Tuesday, September 29, 2009

day 1

Usually I feel sad, dust myself off and aim for the next round. Last night I cried. I think I also did that thing where you punch the crook of your elbow with one fist and kind of power fist the person you've got the skeeves with with the other. So I kind of power fisted the sky-icular region. Because I am classy like that.

Actually, I could cry now, just like that *snaps fingers* but but Daniel's circulating and crying makes my eyes look like this *points to face*, and really, it's not very practical.

Which are rules for ME. I FULLY advocate ANYONE ELSE sobbing and weeping and rending their garments because showing emotion IS practical.

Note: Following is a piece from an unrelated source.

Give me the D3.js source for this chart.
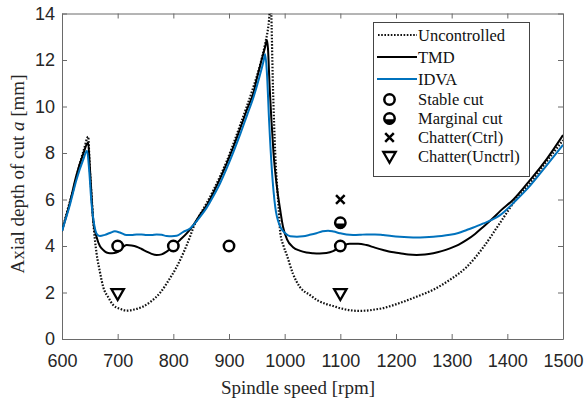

It's too hard for me though, to let go. Too hard after YEARS of being Resilient and Tough and god help me, WHERE ARE MAH VIOLINS??

I would say I don't know why this particular Fail is so awful, because last night when I was clueless (ie IN DENIAL) I was all "WHY AM I SO UPSET IT'S JUST A DAMN PERIOD", but I know why.

After this month, and then the next and the next, it's over. Hopes and dreams and whatever shit gets me through two weeks of every month won't exist any more. I've been able to deal with how fucking hard this all is because of those two weeks, and I'm looking down the barrel of despair and soon there will be nothing to save me from that except time.

There's the old chestnut "at least you have Daniel" or that other (equally as irritating) one, "you should be happy you have Daniel" but you know what? Fuck that. He's WHY I'm doing this.

It's not like I'm all "well THAT one was a dud, let's see if I can make a BETTER one", you know?

So while Daniel DOES make me (so! very!) happy, having him also makes me sad too, because if it wasn't for him, I'd have no idea what I lost, and no concept of what I'm missing now.